Drivers who kill cyclists need to face charges

Wayne Little's monthly column about starting and maintaining a fit lifestyle.

This summer I went on a memorial ride for a fellow cyclist from Kamloops who was killed while riding home from work. This man was doing his part to stay “green” and fit by riding his bicycle to work and back.

With over 100 cyclists joining in, I knew this made an impact. The driver who hit him apparently thought he was far enough over to the left to get by him and ran over him instead. As far as I know, the driver was not charged with anything. I’m sure his insurance will go up though, ICBC has a business to run.

I’ve been on the same stretch of road that man was killed probably 50 times. In spots, the shoulder is very narrow. There is plenty of room to put four lanes of traffic for vehicles, but only about one foot for cyclists on the right side of the white line. You can wear hi-vis clothing, have flashing lights, ride in a small pack, but none of this will help you if someone driving is simply not paying attention.

I spent some time looking up the laws regarding where a cyclist is supposed to ride in BC. Basically it says that a cyclist should ride as far to the right as safely possible, without riding in the dirt of the shoulder. Motorists have to move as far to the left to get by the cyclist to safely get around them. Which sort of means far enough to the left so they don’t run over the cyclist.

I see articles on the cycling forums all the time – “triathletes killed by motorist”, “cyclist killed”. I’ts so common that it’s scary. The problem with it is that the outcome for the drivers is nothing. Basically, as long as you are not drunk, you don’t leave the scene, and as long as you say you weren’t texting, it’s simply okay. Not a big deal.

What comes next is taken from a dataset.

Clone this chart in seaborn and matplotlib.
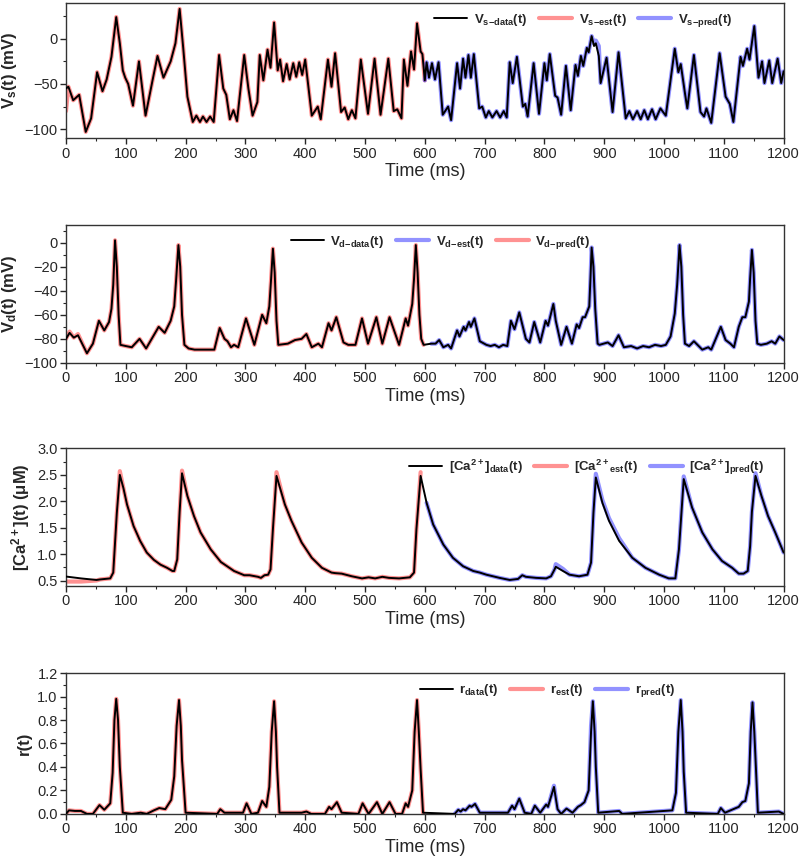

If you do a google search you can see the same articles. A 24 year old woman in San Francisco was killed when a truck turned right in front of her while she was riding in the bike lane and killed her, “the truck driver stayed at the scene and was not cited”. In Penticton, a Volkswagen beetle and cyclist collide at an intersection, a woman is killed and her children lost their mother. No charges were laid as there was some confusion on who had the right of way.

Thirty-eight per cent of accidents involving cyclists are the motorists fault. Excuses being “I didn’t see him”, “I didn’t realize how fast he was going”, or “I thought I was far enough over”.

You are 18 times more likely to be killed as a cyclist on the highway in the USA than in Europe. In Holland you can travel the whole country by bicycle on separate routes called “landelijke fietroutes”.    People from Holland use their bicycles to go shopping, commute to work, take their kids to the doctor, visit family, and why wouldn’t you with more than 19,000 kms of bicycle paths and lanes? Considering the government won’t even repave the six foot shoulder of  the highway that we do have now to ride on, I really can’t see that happening anytime soon in Canada though.

The cyclists have noticed, but have you motorists noticed that all around us they have been putting nice smooth pavement right up to the white line? The reason I heard was “it’s cheaper”.

I’m definitely not saying that cyclists are never at fault. I’ve seen them riding with no helmet, riding the wrong way down the highway, riding at night with nothing for visibility, running stop signs or stop lights. And sometimes, accidents simply happen, and the cyclist was just in the wrong place at the wrong time.

This is what I think should happen when a motorist kills someone riding their bike…  The first thing for punishment is go to that person’s house with the police and knock on the door. Then tell the family that their dad or mom won’t be coming home because “I (insert lame excuse here)”. That might help change things. Second is that person should be charged with vehicular manslaughter.

Until then, if you are a cyclist or plan on taking up cycling, stay as visible as possible, follow the rules of the road, and kiss your family goodbye every time you go for a ride.